/---
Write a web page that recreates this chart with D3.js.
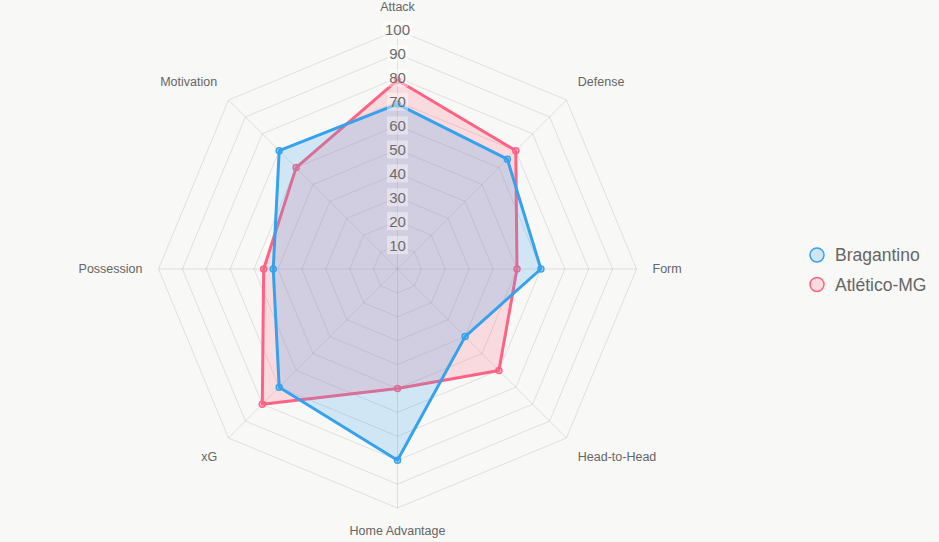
<!DOCTYPE html>
<html>
	<head>
		<meta charset="utf-8">
		<title></title>
		<script src="https://d3js.org/d3.v7.min.js"></script>
		<style>
			body { margin: 0; background: #f8f8f7; }
			svg { display: block; font-family: "Liberation Sans", Arial, sans-serif; }
		</style>
	</head>
	<body>

		<div class="main_div"></div>
		<script>

			// Dados
			var categories = ["Attack", "Defense", "Form", "Head-to-Head", "Home Advantage", "xG", "Possession", "Motivation"];
			var bragantino = [69, 65, 60, 40, 80, 70, 52, 70];
			var atletico = [79, 70, 50, 60, 50, 80, 56, 60];
			var seriesNames = ["Bragantino", "Atlético-MG"];
			var ticks = [10, 20, 30, 40, 50, 60, 70, 80, 90, 100];

			var colors = ["#36A2EB", "#FF6384"];
			var fills = ["rgba(54,162,235,0.2)", "rgba(255,99,132,0.2)"];

			var width = 939, height = 542;
			var cx = 397.5, cy = 269;

			var svg = d3.select(".main_div")
							.append("svg")
							.attr("width", width)
							.attr("height", height);

			svg.append("rect").attr("width", width).attr("height", height).attr("fill", "#f8f8f7");

			// Escalas
			var rScale = d3.scaleLinear().domain([0, 100]).range([0, 239]);
			var aScale = d3.scaleLinear().domain([0, categories.length]).range([0, 2 * Math.PI]);

			function pos(i, r) {
				var a = aScale(i);
				return [cx + r * Math.sin(a), cy - r * Math.cos(a)];
			}

			var canvas = svg.append("g");

			// Grade (octogonos)
			canvas.selectAll("polygon.grid").data(ticks).enter().append("polygon")
				.attr("class", "grid")
				.attr("points", function(t){ return categories.map(function(c, i){ return pos(i, rScale(t)).join(","); }).join(" "); })
				.attr("fill", "none")
				.attr("stroke", "rgba(0,0,0,0.1)")
				.attr("stroke-width", 1);

			// Linhas dos angulos
			canvas.selectAll("line.angle").data(categories).enter().append("line")
				.attr("class", "angle")
				.attr("x1", cx).attr("y1", cy)
				.attr("x2", function(c, i){ return pos(i, rScale(100))[0]; })
				.attr("y2", function(c, i){ return pos(i, rScale(100))[1]; })
				.attr("stroke", "rgba(0,0,0,0.1)")
				.attr("stroke-width", 1);

			// Series (Atletico primeiro, Bragantino por cima)
			var series = [bragantino, atletico];
			[1, 0].forEach(function(s){
				var vals = series[s];
				var g = canvas.append("g");
				g.append("polygon")
					.attr("points", vals.map(function(v, i){ return pos(i, rScale(v)).join(","); }).join(" "))
					.attr("fill", fills[s])
					.attr("stroke", colors[s])
					.attr("stroke-width", 3)
					.attr("stroke-linejoin", "round");
				g.selectAll("circle").data(vals).enter().append("circle")
					.attr("cx", function(v, i){ return pos(i, rScale(v))[0]; })
					.attr("cy", function(v, i){ return pos(i, rScale(v))[1]; })
					.attr("r", 3)
					.attr("fill", fills[s])
					.attr("stroke", colors[s])
					.attr("stroke-width", 1.5);
			});

			// Rotulos dos ticks
			var tickG = canvas.selectAll("g.tick").data(ticks).enter().append("g").attr("class", "tick");
			tickG.append("rect")
				.attr("x", function(t){ return cx - (t == 100 ? 15 : 10.5); })
				.attr("y", function(t){ return cy - rScale(t) - 9; })
				.attr("width", function(t){ return t == 100 ? 30 : 21; })
				.attr("height", 18)
				.attr("fill", "rgba(255,255,255,0.4)");
			tickG.append("text")
				.attr("x", cx)
				.attr("y", function(t){ return cy - rScale(t); })
				.attr("dy", "0.36em")
				.attr("text-anchor", "middle")
				.attr("font-size", 15)
				.attr("fill", "#6b6b6b")
				.text(function(t){ return t; });

			// Rotulos das categorias
			canvas.selectAll("text.label").data(categories).enter().append("text")
				.attr("class", "label")
				.attr("x", function(c, i){ return pos(i, 255)[0]; })
				.attr("y", function(c, i){ return pos(i, 255)[1]; })
				.attr("text-anchor", function(c, i){
					var x = Math.sin(aScale(i));
					return Math.abs(x) < 0.01 ? "middle" : (x > 0 ? "start" : "end");
				})
				.attr("dy", function(c, i){
					var y = Math.cos(aScale(i));
					return Math.abs(y) < 0.01 ? "0.35em" : (y > 0 ? "-0.25em" : "0.9em");
				})
				.attr("font-size", 12.5)
				.attr("fill", "#666")
				.text(function(c){ return c; });

			// Legenda
			var legend = svg.selectAll("g.legend").data(seriesNames).enter().append("g")
				.attr("class", "legend")
				.attr("transform", function(d, i){ return "translate(817," + (255 + i * 29.5) + ")"; });
			legend.append("circle")
				.attr("r", 7)
				.attr("fill", function(d, i){ return fills[i]; })
				.attr("stroke", function(d, i){ return colors[i]; })
				.attr("stroke-width", 1.5);
			legend.append("text")
				.attr("x", 18)
				.attr("dy", "0.36em")
				.attr("font-size", 17.5)
				.attr("fill", "#666")
				.text(function(d){ return d; });

		</script>
	</body>
</html>
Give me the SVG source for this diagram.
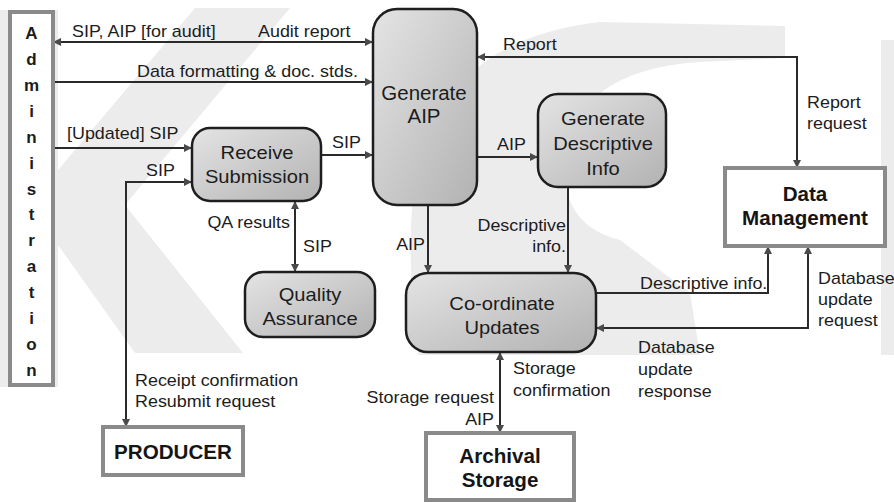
<svg xmlns="http://www.w3.org/2000/svg" width="894" height="503" viewBox="0 0 894 503">
<style>
.t{font-family:"Liberation Sans",Arial,sans-serif;font-size:16px;fill:#1c1c1c}
.bx{font-family:"Liberation Sans",Arial,sans-serif;font-size:18px;fill:#1c1c1c;text-anchor:middle}
.bd{font-family:"Liberation Sans",Arial,sans-serif;font-size:20px;font-weight:bold;fill:#151515;text-anchor:middle}
.adm{font-family:"Liberation Sans",Arial,sans-serif;font-size:17px;font-weight:bold;fill:#1c1c1c;text-anchor:middle}
.e{text-anchor:end}
.proc{fill:url(#g);stroke:#1e1e1e;stroke-width:2.5}
.ent{fill:#fff;stroke:#8a8a8a;stroke-width:4}
.ln{fill:none;stroke:#2a2a2a;stroke-width:2}
.wm{fill:#ececec}
</style>
<defs>
<linearGradient id="g" x1="0" y1="0" x2="1" y2="1">
<stop offset="0" stop-color="#e4e4e4"/>
<stop offset="1" stop-color="#b2b2b2"/>
</linearGradient>
<marker id="a" viewBox="0 0 10 10" refX="10" refY="5" markerWidth="9" markerHeight="8" markerUnits="userSpaceOnUse" orient="auto-start-reverse">
<path d="M0,0 L10,5 L0,10 z" fill="#4a4a4a"/>
</marker>
</defs>
<rect width="894" height="503" fill="#fff"/>
<g id="watermark">
<rect class="wm" x="0" y="10" width="58" height="377"/>
<polygon class="wm" points="58,170 195,8 290,8 125,205 243,353 135,353 58,245"/>
<path class="wm" d="M785,26 L785,58 L700,62 Q575,70 565,160 Q560,225 620,240 L690,293 L700,355 L418,355 Q405,250 415,180 Q440,40 600,22 Z"/>
<rect class="wm" x="881" y="40" width="13" height="315"/>
</g>
<g id="connectors">
<line class="ln" x1="53" y1="42" x2="373" y2="42" marker-start="url(#a)" marker-end="url(#a)"/>
<line class="ln" x1="53" y1="82" x2="373" y2="82" marker-end="url(#a)"/>
<line class="ln" x1="53" y1="148" x2="192" y2="148" marker-end="url(#a)"/>
<line class="ln" x1="321" y1="155" x2="373" y2="155" marker-end="url(#a)"/>
<polyline class="ln" points="126,427 126,182 192,182" marker-start="url(#a)" marker-end="url(#a)"/>
<line class="ln" x1="295" y1="201" x2="295" y2="272" marker-start="url(#a)" marker-end="url(#a)"/>
<line class="ln" x1="428" y1="205" x2="428" y2="273" marker-end="url(#a)"/>
<line class="ln" x1="568" y1="187" x2="568" y2="273" marker-end="url(#a)"/>
<line class="ln" x1="477" y1="157" x2="538" y2="157" marker-end="url(#a)"/>
<polyline class="ln" points="797,168 797,57 477,57" marker-start="url(#a)" marker-end="url(#a)"/>
<polyline class="ln" points="596,293 768,293 768,246" marker-end="url(#a)"/>
<polyline class="ln" points="808,246 808,328 596,328" marker-start="url(#a)" marker-end="url(#a)"/>
<line class="ln" x1="500" y1="352" x2="500" y2="433" marker-start="url(#a)" marker-end="url(#a)"/>
</g>
<g id="labels">
<text class="t" transform="translate(72,37) scale(1.12 1)">SIP, AIP [for audit]</text>
<text class="t" transform="translate(258,37) scale(1.12 1)">Audit report</text>
<text class="t" transform="translate(137,77) scale(1.12 1)">Data formatting &amp; doc. stds.</text>
<text class="t" transform="translate(67,139) scale(1.12 1)">[Updated] SIP</text>
<text class="t" transform="translate(332,148) scale(1.12 1)">SIP</text>
<text class="t" transform="translate(146,176) scale(1.12 1)">SIP</text>
<text class="t e" transform="translate(290,228) scale(1.12 1)">QA results</text>
<text class="t" transform="translate(303,252) scale(1.12 1)">SIP</text>
<text class="t e" transform="translate(425,250) scale(1.12 1)">AIP</text>
<text class="t e" transform="translate(566,231) scale(1.12 1)">Descriptive<tspan x="0" dy="21">info.</tspan></text>
<text class="t" transform="translate(497,150) scale(1.12 1)">AIP</text>
<text class="t" transform="translate(503,50) scale(1.12 1)">Report</text>
<text class="t" transform="translate(807,108) scale(1.12 1)">Report<tspan x="0" dy="21">request</tspan></text>
<text class="t" transform="translate(640,289) scale(1.12 1)">Descriptive info.</text>
<text class="t" transform="translate(818,284) scale(1.12 1)">Database<tspan x="0" dy="21">update</tspan><tspan x="0" dy="21">request</tspan></text>
<text class="t" transform="translate(638,353) scale(1.12 1)">Database<tspan x="0" dy="22">update</tspan><tspan x="0" dy="22">response</tspan></text>
<text class="t" transform="translate(513,374) scale(1.12 1)">Storage<tspan x="0" dy="22">confirmation</tspan></text>
<text class="t e" transform="translate(494,403) scale(1.12 1)">Storage request</text>
<text class="t e" transform="translate(494,425) scale(1.12 1)">AIP</text>
<text class="t" transform="translate(135,386) scale(1.12 1)">Receipt confirmation<tspan x="0" dy="21">Resubmit request</tspan></text>
</g>
<g id="administration">
<rect class="ent" x="10" y="12" width="43" height="373"/>
<text class="adm" x="31.5" y="39">A</text>
<text class="adm" x="31.5" y="65">d</text>
<text class="adm" x="31.5" y="91">m</text>
<text class="adm" x="31.5" y="117">i</text>
<text class="adm" x="31.5" y="143">n</text>
<text class="adm" x="31.5" y="169">i</text>
<text class="adm" x="31.5" y="195">s</text>
<text class="adm" x="31.5" y="220">t</text>
<text class="adm" x="31.5" y="246">r</text>
<text class="adm" x="31.5" y="272">a</text>
<text class="adm" x="31.5" y="298">t</text>
<text class="adm" x="31.5" y="324">i</text>
<text class="adm" x="31.5" y="350">o</text>
<text class="adm" x="31.5" y="376">n</text>
</g>
<g id="generate-aip">
<rect class="proc" x="373" y="9" width="104" height="196" rx="24"/>
<text class="bx" transform="translate(424,100) scale(1.05 1)" style="font-size:19.5px">Generate<tspan x="0" dy="23">AIP</tspan></text>
</g>
<g id="receive-submission">
<rect class="proc" x="192" y="128" width="129" height="73" rx="18"/>
<text class="bx" transform="translate(257,159) scale(1.12 1)">Receive<tspan x="0" dy="24">Submission</tspan></text>
</g>
<g id="generate-descriptive-info">
<rect class="proc" x="538" y="94" width="128" height="93" rx="20"/>
<text class="bx" transform="translate(603,125) scale(1.12 1)">Generate<tspan x="0" dy="25">Descriptive</tspan><tspan x="0" dy="25">Info</tspan></text>
</g>
<g id="quality-assurance">
<rect class="proc" x="245" y="272" width="130" height="65" rx="18"/>
<text class="bx" transform="translate(310,301) scale(1.12 1)">Quality<tspan x="0" dy="24">Assurance</tspan></text>
</g>
<g id="coordinate-updates">
<rect class="proc" x="406" y="273" width="190" height="79" rx="22"/>
<text class="bx" transform="translate(502,310) scale(1.12 1)">Co-ordinate<tspan x="0" dy="24">Updates</tspan></text>
</g>
<g id="data-management">
<rect class="ent" x="725" y="168" width="160" height="78"/>
<text class="bd" transform="translate(805,201) scale(1.03 1)">Data<tspan x="0" dy="24">Management</tspan></text>
</g>
<g id="producer">
<rect class="ent" x="103" y="427" width="140" height="48"/>
<text class="bd" transform="translate(173,459) scale(1.03 1)">PRODUCER</text>
</g>
<g id="archival-storage">
<rect class="ent" x="426" y="433" width="148" height="67"/>
<text class="bd" transform="translate(500,463) scale(1.03 1)">Archival<tspan x="0" dy="24">Storage</tspan></text>
</g>
</svg>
\---
GIVEN REQUEST:
Extract each line holding the string "this".

FINAL RESULT:
Write a web page that recreates this chart with D3.js.
Give me the SVG source for this diagram.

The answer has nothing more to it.